Nigerian authorities demolish two church buildings
“This demolition was done out of injustice and discrimination”, said Rev. Musa. Six more churches are due to be demolished.
World Watch Monitor · DUTSE · 24 JANUARY 2017 · 16:40 CET
On January 11, bulldozers, escorted by police and the area's Executive Secretary of Urban Development, Alhaji Garba Isa, reduced to rubble the building of the Redeem Christian Church of God and the Lord Chosen Church.
TWO CHURCHES DEMOLISHED
The police blocked all the entrances to prevent church members from entering the premises to collect valuables from the church. Those trying to record the demolitions were chased away by police officers.
“It was a terrible experience, with so many Christians who witnessed the demolition crying, I felt so bitter because we were in a situation where you have been cheated and you cannot talk”, Rev. Yakubu Musa, chairman of the Christian Association of Nigeria (CAN) for Jigawa, told World Watch Monitor.

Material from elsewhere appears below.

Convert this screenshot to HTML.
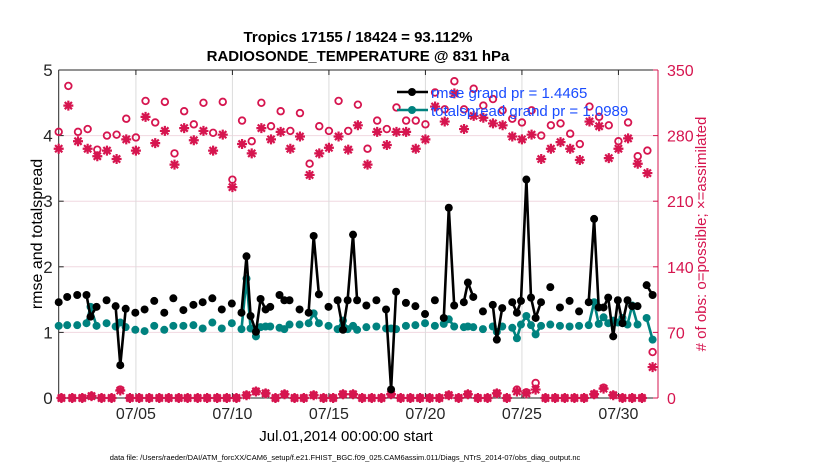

For now, the authorities have not set any plan for compensation or any other alternative. The two demolished churches will now hold their Sunday services and other weekly programmes in the open air.
Urban Development responsible Alhaji Garba Isa said they carried out the demolition because the church buildings had been built illegally. The government had sent notices to both churches, urging them to apply for the permission papers on three separate occasions.
But Rev Yakubu Musa rejected the claims, stating that pastors of both churches applied for the permission papers but were refused. “There was no notice of demolition issued to the pastors of the two churches, or the leadership of CAN”, he added.
“THEY ONLY CONCENTRATE ON CHURCHES”
Both churches had been standing for several years before authorities demolished them. The Lord Chosen Church had been operating for 17 years and the Redeem Christian Church of God was operating for eight years.
“There is also another building belonging to a Muslim person, which was marked for demolition, but they only concentrated on the church buildings because we are not many and we don’t have anyone in the government to speak for us”, Musa pointed out.
He explained that all the churches in Dutse have papers proving ownership, which directly emanate from the original indigenous owners, who were given customary rights to use their land freely.
SIX MORE CHURCHES DUE TO DEMOLISH
Churches in Jigawa have witnessed significant growth and most have reached their capacities, while some are overcrowded.
“From all our 36 churches in Dutse, none of them has got building permission because they are not responding to our applications, though we have several copies of our applications seeking permission to build churches.”
“They don’t permit it because they do not expect churches to be established there.”
Six more churches in the state are due to be demolished: The Deeper Life Bible Church; the Catholic Charismatic Renewal Ministry; the Methodist Church; the Presbyterian Church; the Redeem Church II and the Baptist Church.
LIVING UNDER SHARIA LAW
Christians living in Sharia states are treated as second-class citizens and denied basic rights, such as access to education or certain jobs. Access to land and building permission are very restricted or denied. Land, school or health services belonging to churches are often confiscated by state authorities without any compensation.
“We feel we are equally citizens of this country and we have the rights to be allowed to practise our religion. But this demolition was done out of injustice and discrimination”, Rev. Musa said.